Санитары ушли на кухню. Я — один. Легкий стук в дверь. И входит этот кругленький арестант с миской в руках. Я вижу на лице его любопытство, он искоса взглядывает на меня, по моему сидению в амбулатории не понимая: кто же я? Но моя улыбка рассеивает все, и, ставя миску передо мной, тихо говорит:

Арестованный? Арестованный.

Кругленький не понимает, почему ж я не вместе со всеми, и явно хочет об этом спросить, но мимо шумят коричневые сапоги, и он быстро пошел к двери. У двери все же задержался.

Ну, вам на кухне-то, наверное, лучше? — говорю я. На кухне? — махнул рукой с горечью, выразившей всю его тюремную тоску. — Дома — жена, трое детей, а я тут четвертый месяц. За что?

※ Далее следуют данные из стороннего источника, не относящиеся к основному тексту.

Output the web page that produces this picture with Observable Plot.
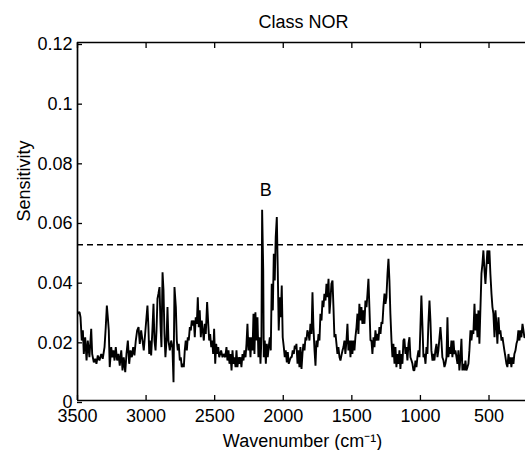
<!DOCTYPE html>
<html><head><meta charset="utf-8">
<script src="https://cdn.jsdelivr.net/npm/d3@7"></script>
<script src="https://cdn.jsdelivr.net/npm/@observablehq/plot@0.6"></script>
<style>
html,body{margin:0;padding:0;background:#fff;overflow:hidden;}
#chart svg{display:block;}
</style></head><body><div id="chart"></div>
<script>
const wavenumbers = [
3500,3493,3485,3478,3469,3461,3454,3444,3434,3425,3413,3400,3393,3381,3371,3362,3352,3340,3327,3316,
3303,3294,3286,3279,3272,3265,3254,3247,3238,3230,3221,3211,3201,3192,3181,3172,3163,3152,3143,3133,
3123,3114,3104,3094,3085,3075,3065,3055,3046,3036,3026,3017,3007,2997,2990,2983,2977,2973,2963,2953,
2946,2939,2931,2924,2917,2910,2902,2895,2888,2880,2873,2866,2859,2851,2844,2837,2827,2817,2808,2800,
2793,2783,2776,2769,2762,2754,2747,2740,2732,2725,2718,2711,2703,2696,2689,2681,2674,2667,2660,2652,
2645,2638,2630,2623,2616,2609,2601,2594,2587,2579,2572,2565,2555,2547,2540,2533,2525,2518,2511,2504,
2496,2489,2482,2474,2467,2460,2453,2443,2434,2423,2414,2407,2399,2392,2385,2377,2370,2363,2356,2348,
2341,2334,2326,2319,2312,2305,2297,2290,2283,2275,2268,2261,2254,2246,2239,2232,2224,2217,2210,2203,
2195,2188,2181,2173,2166,2159,2154,2146,2142,2135,2127,2120,2113,2106,2098,2091,2084,2076,2069,2062,
2055,2047,2040,2033,2025,2018,2011,2004,1996,1989,1982,1974,1967,1960,1953,1945,1938,1931,1923,1916,
1909,1904,1896,1889,1882,1875,1867,1860,1853,1845,1838,1831,1824,1816,1809,1802,1794,1787,1780,1772,
1765,1758,1751,1743,1736,1729,1721,1714,1707,1700,1692,1685,1678,1670,1663,1656,1649,1641,1634,1627,
1619,1612,1605,1598,1590,1583,1576,1568,1561,1554,1547,1539,1532,1525,1517,1510,1503,1496,1488,1481,
1474,1466,1459,1452,1445,1437,1430,1423,1415,1408,1401,1393,1386,1379,1372,1364,1357,1350,1342,1335,
1328,1321,1313,1306,1299,1291,1284,1277,1270,1262,1255,1248,1240,1233,1226,1219,1211,1204,1197,1189,
1182,1175,1168,1160,1153,1146,1138,1131,1124,1117,1109,1102,1095,1087,1080,1073,1065,1058,1051,1044,
1036,1029,1022,1014,1007,1000,993,985,978,971,963,956,949,942,934,927,920,912,905,898,
891,883,876,869,861,854,847,840,832,825,818,810,803,796,788,781,774,767,759,752,
745,737,730,723,716,708,701,694,686,679,672,665,657,650,643,635,628,621,614,606,
599,592,584,577,570,563,555,548,541,533,526,519,512,504,497,490,482,475,468,460,
453,446,439,431,424,417,409,402,395,388,380,373,366,358,351,344,337,329,322,315,
307,300,293,286,278,271,264,256,249,242
];
const sensitivity = [
0.0290,0.0295,0.0296,0.0279,0.0201,0.0235,0.0156,0.0212,0.0134,0.0201,0.0145,0.0240,0.0156,0.0128,0.0140,0.0123,0.0151,0.0134,0.0156,0.0140,
0.0179,0.0246,0.0318,0.0279,0.0235,0.0112,0.0179,0.0145,0.0168,0.0134,0.0179,0.0134,0.0156,0.0117,0.0168,0.0101,0.0145,0.0095,0.0156,0.0201,
0.0123,0.0168,0.0145,0.0179,0.0151,0.0201,0.0235,0.0246,0.0190,0.0235,0.0201,0.0168,0.0223,0.0279,0.0318,0.0246,0.0156,0.0201,0.0151,0.0246,
0.0324,0.0201,0.0168,0.0235,0.0341,0.0358,0.0380,0.0257,0.0179,0.0430,0.0369,0.0223,0.0145,0.0201,0.0313,0.0201,0.0168,0.0201,0.0179,0.0061,
0.0380,0.0313,0.0201,0.0168,0.0190,0.0134,0.0145,0.0112,0.0123,0.0112,0.0168,0.0201,0.0168,0.0212,0.0201,0.0246,0.0235,0.0268,0.0251,0.0268,
0.0212,0.0279,0.0257,0.0346,0.0246,0.0302,0.0212,0.0268,0.0235,0.0201,0.0257,0.0223,0.0330,0.0257,0.0201,0.0223,0.0179,0.0201,0.0156,0.0240,
0.0123,0.0190,0.0156,0.0179,0.0145,0.0156,0.0168,0.0145,0.0156,0.0145,0.0179,0.0134,0.0168,0.0123,0.0156,0.0101,0.0168,0.0123,0.0145,0.0112,
0.0168,0.0112,0.0145,0.0123,0.0145,0.0112,0.0156,0.0134,0.0168,0.0145,0.0190,0.0257,0.0168,0.0212,0.0145,0.0212,0.0168,0.0291,0.0156,0.0296,
0.0201,0.0279,0.0145,0.0212,0.0123,0.0212,0.0639,0.0436,0.0145,0.0201,0.0123,0.0190,0.0145,0.0179,0.0212,0.0168,0.0391,0.0302,0.0492,0.0402,
0.0547,0.0615,0.0436,0.0235,0.0346,0.0279,0.0385,0.0212,0.0179,0.0145,0.0168,0.0128,0.0162,0.0123,0.0134,0.0145,0.0145,0.0168,0.0156,0.0184,
0.0173,0.0190,0.0123,0.0168,0.0112,0.0179,0.0106,0.0156,0.0190,0.0168,0.0212,0.0201,0.0235,0.0223,0.0201,0.0257,0.0223,0.0363,0.0246,0.0168,
0.0117,0.0201,0.0179,0.0223,0.0201,0.0291,0.0268,0.0335,0.0313,0.0358,0.0335,0.0391,0.0346,0.0408,0.0291,0.0335,0.0391,0.0402,0.0313,0.0212,
0.0223,0.0190,0.0156,0.0179,0.0145,0.0134,0.0151,0.0168,0.0179,0.0201,0.0156,0.0201,0.0257,0.0168,0.0201,0.0145,0.0201,0.0156,0.0201,0.0168,
0.0212,0.0246,0.0291,0.0223,0.0324,0.0268,0.0313,0.0257,0.0302,0.0257,0.0335,0.0313,0.0358,0.0408,0.0313,0.0201,0.0201,0.0156,0.0212,0.0179,
0.0235,0.0201,0.0223,0.0201,0.0246,0.0223,0.0263,0.0257,0.0313,0.0358,0.0324,0.0346,0.0425,0.0475,0.0402,0.0291,0.0201,0.0145,0.0190,0.0123,
0.0179,0.0112,0.0156,0.0123,0.0168,0.0106,0.0156,0.0123,0.0201,0.0207,0.0156,0.0179,0.0134,0.0190,0.0212,0.0145,0.0134,0.0123,0.0101,0.0101,
0.0134,0.0112,0.0145,0.0168,0.0145,0.0246,0.0352,0.0246,0.0145,0.0156,0.0123,0.0179,0.0156,0.0257,0.0335,0.0268,0.0168,0.0134,0.0156,0.0134,
0.0168,0.0190,0.0145,0.0168,0.0212,0.0246,0.0201,0.0145,0.0134,0.0112,0.0123,0.0145,0.0279,0.0145,0.0179,0.0156,0.0201,0.0145,0.0201,0.0156,
0.0168,0.0145,0.0123,0.0168,0.0101,0.0145,0.0207,0.0101,0.0123,0.0101,0.0134,0.0101,0.0112,0.0123,0.0168,0.0235,0.0201,0.0235,0.0223,0.0324,
0.0235,0.0291,0.0212,0.0302,0.0190,0.0302,0.0425,0.0458,0.0503,0.0436,0.0391,0.0447,0.0503,0.0458,0.0503,0.0425,0.0358,0.0313,0.0291,0.0212,
0.0302,0.0257,0.0190,0.0279,0.0223,0.0235,0.0201,0.0212,0.0190,0.0168,0.0145,0.0123,0.0112,0.0156,0.0123,0.0145,0.0112,0.0145,0.0123,0.0156,
0.0168,0.0190,0.0201,0.0235,0.0201,0.0235,0.0212,0.0257,0.0235,0.0212
];
const threshold = 0.0522;
const xTicks = [3500, 3000, 2500, 2000, 1500, 1000, 500];
const yTicks = [0, 0.02, 0.04, 0.06, 0.08, 0.1, 0.12];
const yTickLabels = ["0", "0.02", "0.04", "0.06", "0.08", "0.1", "0.12"];
const xDomain = [3500, 234];
const yDomain = [0, 0.12];
const peakLabels = ["B"];
const peakWn = [2127];
const peakY = [0.0684];
const titleText = "Class NOR";
const xLabelText = "Wavenumber (cm\u207B\u00B9)";
const yLabelText = "Sensitivity";

const data = wavenumbers.map((w, i) => ({wn: w, s: sensitivity[i]}));
const peaks = peakLabels.map((t, i) => ({wn: peakWn[i], s: peakY[i], label: t}));
const font = "'Liberation Sans', Arial, Helvetica, sans-serif";

const chart = Plot.plot({
  width: 525, height: 450,
  marginLeft: 77, marginRight: 0, marginTop: 42, marginBottom: 50,
  style: {fontFamily: font, fontSize: "18px", color: "#000", background: "#fff", overflow: "visible"},
  x: {domain: xDomain},
  y: {domain: yDomain},
  marks: [
    Plot.ruleY([threshold], {stroke: "#000", strokeWidth: 1.4, strokeDasharray: "6,4"}),
    Plot.line(data, {x: "wn", y: "s", stroke: "#000", strokeWidth: 1.9, strokeLinejoin: "miter", clip: true}),
    Plot.ruleY([yDomain[1]], {stroke: "#000", strokeWidth: 1.7}),
    Plot.ruleY([yDomain[0]], {stroke: "#000", strokeWidth: 1.7}),
    Plot.ruleX([xDomain[0]], {stroke: "#000", strokeWidth: 1.7}),
    Plot.axisX({anchor: "bottom", ticks: xTicks, tickSize: -5, tickPadding: 14, tickFormat: "d", label: null, strokeWidth: 1.3}),
    Plot.axisX({anchor: "top", ticks: xTicks, tickSize: -5, tickFormat: () => "", label: null, strokeWidth: 1.3}),
    Plot.axisY({anchor: "left", ticks: yTicks, tickSize: -5, tickPadding: 10, dy: 2, strokeWidth: 1.3,
      tickFormat: (d) => yTickLabels[yTicks.indexOf(d)], label: null}),
    Plot.text([titleText], {frameAnchor: "top", dy: -15, dx: 2, lineAnchor: "bottom"}),
    Plot.text([xLabelText], {frameAnchor: "bottom", dy: 46, dx: 1, lineAnchor: "bottom"}),
    Plot.text([yLabelText], {frameAnchor: "left", rotate: -90, dx: -48, lineAnchor: "bottom"}),
    Plot.text(peaks, {x: "wn", y: "s", text: "label", lineAnchor: "bottom"})
  ]
});
document.getElementById("chart").append(chart);
</script></body></html>
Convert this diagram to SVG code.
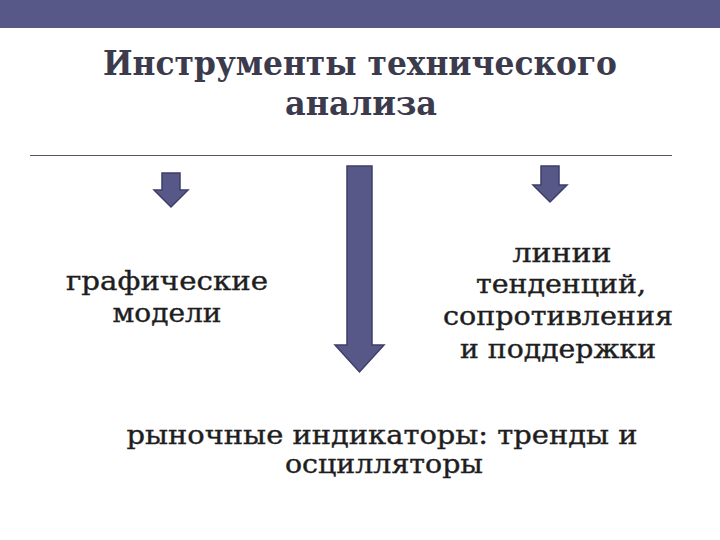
<svg xmlns="http://www.w3.org/2000/svg" width="720" height="540" viewBox="0 0 720 540">
<style>
.t{font-family:"DejaVu Serif","Liberation Serif",serif;font-weight:bold;font-size:34px;fill:#3b3b4d;text-anchor:middle}
.b{font-family:"DejaVu Serif","Liberation Serif",serif;font-size:26px;fill:#1e1e1e;stroke:#1e1e1e;stroke-width:0.4;text-anchor:middle}
.a{fill:#575888;stroke:#3d3e6a;stroke-width:1.5}
</style>
<rect x="0" y="0" width="720" height="540" fill="#fff"/>
<rect x="0" y="0" width="720" height="28" fill="#575888"/>
<g id="title">
<text class="t" x="360" y="75" textLength="514" lengthAdjust="spacingAndGlyphs">Инструменты технического</text>
<text class="t" x="361" y="115" textLength="152" lengthAdjust="spacingAndGlyphs">анализа</text>
</g>
<line x1="30" y1="155.5" x2="672" y2="155.5" stroke="#55556a" stroke-width="1.2"/>
<g id="connectors">
<path class="a" d="M162,173 H180 V190 H188 L171,207 L154,190 H162 Z"/>
<path class="a" d="M541,166 H559 V185 H567 L550,202 L533,185 H541 Z"/>
<path class="a" d="M347,166 H372 V345 H384 L359.5,372 L335,345 H347 Z"/>
</g>
<g id="node-graphic">
<text class="b" x="167" y="290" textLength="202" lengthAdjust="spacingAndGlyphs">графические</text>
<text class="b" x="167" y="322" textLength="109" lengthAdjust="spacingAndGlyphs">модели</text>
</g>
<g id="node-lines">
<text class="b" x="562" y="262" textLength="99" lengthAdjust="spacingAndGlyphs">линии</text>
<text class="b" x="561" y="293" textLength="170" lengthAdjust="spacingAndGlyphs">тенденций,</text>
<text class="b" x="558" y="325" textLength="230" lengthAdjust="spacingAndGlyphs">сопротивления</text>
<text class="b" x="558" y="358" textLength="196" lengthAdjust="spacingAndGlyphs">и поддержки</text>
</g>
<g id="node-indicators">
<text class="b" x="382" y="444" textLength="511" lengthAdjust="spacingAndGlyphs">рыночные индикаторы: тренды и</text>
<text class="b" x="384" y="473" textLength="198" lengthAdjust="spacingAndGlyphs">осцилляторы</text>
</g>
</svg>
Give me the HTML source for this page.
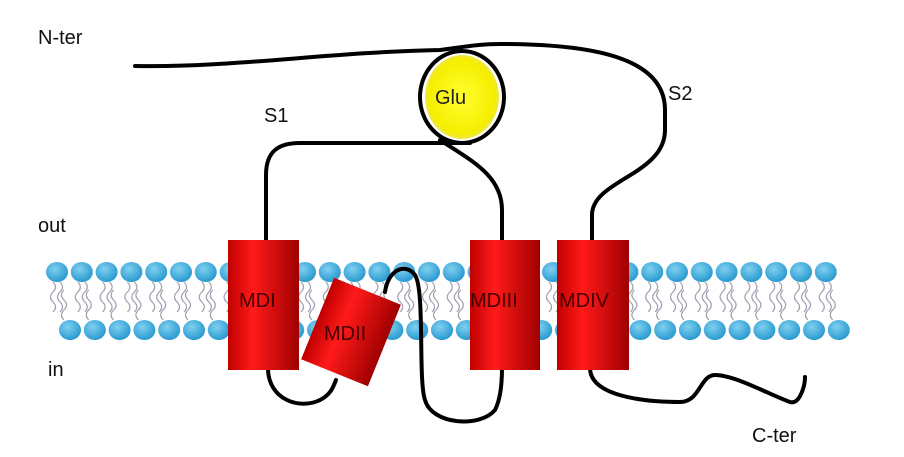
<!DOCTYPE html>
<html><head><meta charset="utf-8"><style>
html,body{margin:0;padding:0;background:#fff;}
svg{display:block;font-family:"Liberation Sans",Arial,sans-serif;}
</style></head><body>
<svg id="s" width="904" height="457" viewBox="0 0 904 457" xmlns="http://www.w3.org/2000/svg">
<defs>
<radialGradient id="hg" cx="40%" cy="35%" r="65%"><stop offset="0" stop-color="#7fd0f0"/><stop offset="1" stop-color="#2a9ad0"/></radialGradient>
<linearGradient id="rg" x1="0" x2="1" y1="0" y2="0"><stop offset="0" stop-color="#c00000"/><stop offset="0.35" stop-color="#ff1a1a"/><stop offset="1" stop-color="#a00000"/></linearGradient>
<radialGradient id="yg" cx="50%" cy="50%" r="55%"><stop offset="0" stop-color="#ffff30"/><stop offset="0.8" stop-color="#f5ee00"/><stop offset="1" stop-color="#e8e080"/></radialGradient>
</defs>
<g id="lip"></g>
<g fill="none" stroke="#000" stroke-width="4" stroke-linecap="round">
<path d="M135,66 C230,68 330,52 440,50 C470,46 480,44 500,44 C600,44 665,60 665,110 L665,130 C665,175 592,180 592,215 L592,242"/>
<ellipse cx="462" cy="97" rx="42" ry="46"/>
<path d="M266,242 L266,175 C266,150 280,143 300,143 L470,143"/>
<path d="M440,140 C470,160 502,175 502,210 L502,242"/>
<path d="M268,368 C268,400 300,410 320,400 C330,395 333,388 336,380"/>
<path d="M385,292 C388,270 405,262 415,275 C425,290 418,380 425,400 C432,425 480,428 495,410 C500,400 502,385 502,368"/>
<path d="M590,368 C590,395 640,402 680,402 C700,402 700,375 715,375 C735,375 770,395 790,402 C800,405 805,385 805,377"/>
</g>
<ellipse cx="462" cy="97" rx="37" ry="42" fill="url(#yg)"/>
<text x="435" y="104" font-size="20" fill="#222">Glu</text>
<g>
<rect x="228" y="240" width="71" height="130" fill="url(#rg)"/>
<text x="239" y="307" font-size="20" fill="#400">MDI</text>
<g transform="rotate(22 351 332)">
<rect x="315" y="288" width="72" height="88" fill="url(#rg)"/>
</g>
<text x="324" y="340" font-size="20" fill="#400">MDII</text>
<rect x="470" y="240" width="70" height="130" fill="url(#rg)"/>
<text x="470" y="307" font-size="20" fill="#400">MDIII</text>
<rect x="557" y="240" width="72" height="130" fill="url(#rg)"/>
<text x="559" y="307" font-size="20" fill="#400">MDIV</text>
</g>
<g font-size="20" fill="#111">
<text x="38" y="44">N-ter</text>
<text x="264" y="122">S1</text>
<text x="668" y="100">S2</text>
<text x="38" y="232">out</text>
<text x="48" y="376">in</text>
<text x="752" y="442">C-ter</text>
</g>
</svg>
<script>
var g=document.getElementById("lip"),h="";
for(var x=57;x<=850;x+=24.8){
 h+='<path d="M'+(x-4)+',282 q5,5 0,10 q-5,5 0,10 q5,5 0,10 M'+(x+3)+',282 q5,5 0,10 q-5,5 0,10 q5,5 0,10" stroke="#a0a0b0" stroke-width="1.2" fill="none"/>';
}
for(var x=70;x<=862;x+=24.8){
 h+='<path d="M'+(x-6)+',320 q-5,-5 0,-10 q5,-5 0,-10 q-5,-5 0,-10" stroke="#a0a0b0" stroke-width="1.2" fill="none"/>';
}
for(var x=57;x<=850;x+=24.8) h+='<ellipse cx="'+x+'" cy="272" rx="11" ry="10" fill="url(#hg)"/>';
for(var x=70;x<=862;x+=24.8) h+='<ellipse cx="'+x+'" cy="330" rx="11" ry="10" fill="url(#hg)"/>';
g.innerHTML=h;
</script>
</body></html>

Сочувствовал социал-демократам. Донесли. Тут по доносам месяцами сидят. — И покачав головой, как бы говоря “да, дела у нас в Германии делаются!”, кругленький вышел. Я видел, как шел он понуро по двору, грохоча деревянными подошвами по булыжникам.

Весь обед — это небольшая тарелка супа без хлеба. Иногда суп заправлен перловой крупой, иногда — гороховый, один раз вместо супа дали кислой капусты с ломтиком кровяной колбасы, но всегда без хлеба, а обед главная еда. Кроме обеда арестованные получают в семь утра кружку ячменного кофе без сахара с куском хлеба и на ужин в семь вечера еще одну такую же кружку с куском хлеба. Для тяжело работающих заключенных эта пища — пытка недоеданием и ослаблением сил: полное отсутствие жиров сказывается большим числом арестованных, покрытых фурункулами.